DeepThought-8B is a small "reasoning" model built on LLaMA-3.1 8B that can carry through decision-making processes step by step, similarly to how OpenAI o1 does, but in a much smaller package.
Requiring a "mere" 16GB of VRAM, DeepThought-8B is particularly aimed at step-by-step problem-solving, coding and mathematical tasks, and instruction-following. Ruliad, the company behind it, says its reasoning capabilities rival larger models.
This release represents our first step toward making AI reasoning more transparent and controllable, while demonstrating that smaller, more efficient models can achieve sophisticated reasoning capabilities that rival models of much larger scales.

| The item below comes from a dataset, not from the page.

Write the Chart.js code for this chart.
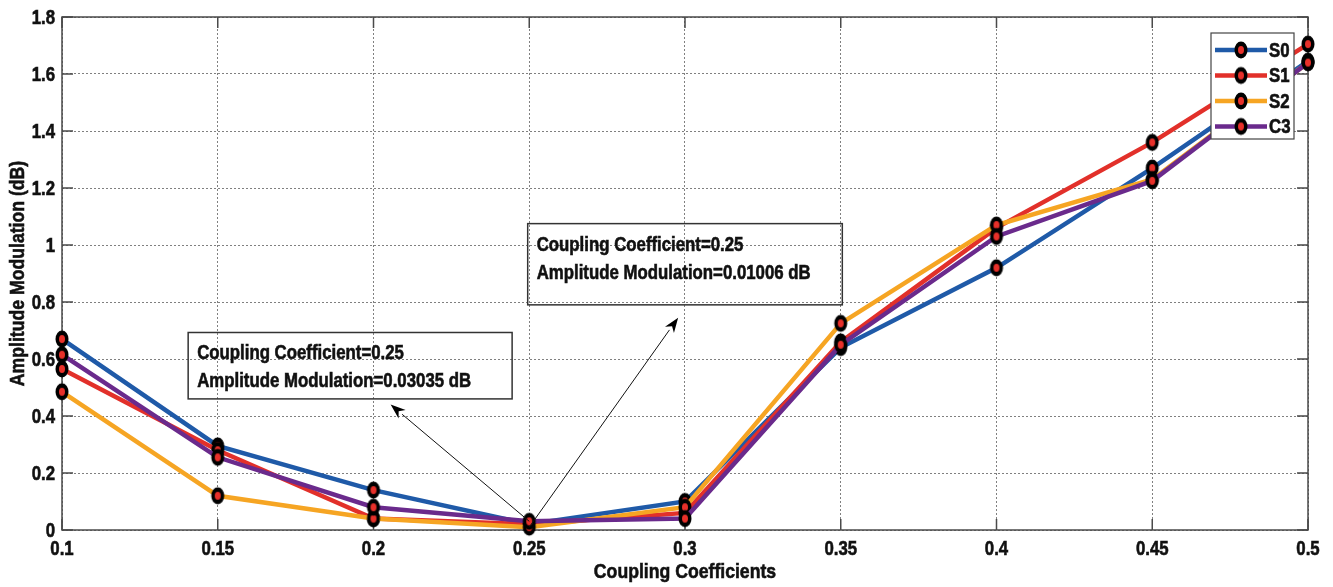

As Ruliad explains, DeepThought-8B can break down the process of finding the solution to a problem into a sequence of steps, each of a specific type. The first step in the process is problem understanding, followed by data gathering, analysis, calculation, verification, conclusion drawing, and implementation. The actual number of steps varies with the complexity of the given task. At the end of the process, DeepThought outputs a JSON document detailing all the steps, which makes it possible for users to understand and validate the reasoning.
Ruliad emphasizes users' ability to customize the model's reasoning patterns without retraining. This is shown in the deepthought_inference
tool included with the model.
Ruliad has not disclosed benchmark scores, inviting users to test the model and share their findings with the community. However, the company has published a comparison of the model's performance with other major models.
Interestingly, while DeepThought-8B shows similar performance to LLaMA-3.1-8B-Instruct for coding and math tasks, it outperforms it on "reasoning" tasks. Ruliad's model also outperforms Qwuen-2-72B, despite the latter being larger. On the other hand, GPT-4o, o1-mini, and Claude-3.5-Sonnet get better scores on all the counts, including reasoning. This should come as no surprise, anyway, since they are far larger.
Several Hacker News readers tried the model out to test its performance. While it failed at "finding two primes whose sum is 123" or at counting the "r"s in "strawerberry" or in similar un-lexical variations of "strawberry", it correctly answered "which is heavier? 2kg of feathers or 1kg of lead". This might sound trivial, but it appears to be a challenging question for small LLMs like LLaMA-8B, Gemma-2-9B, and others.
Other Hacker News readers took issue with the idea that such models do actually "reason" and stressed that using beam search to select the best path to reach an answer is hardly "reasoning" at all. This stance is also backed by research showing that the ability of LLM models to solve tasks is quite limited since they seem to rely on narrow procedures that cannot be easily transferred to problems differing significantly from those used for training.
DeepThought-8B can be downloaded from Hugging Face or used on Ruliad's website.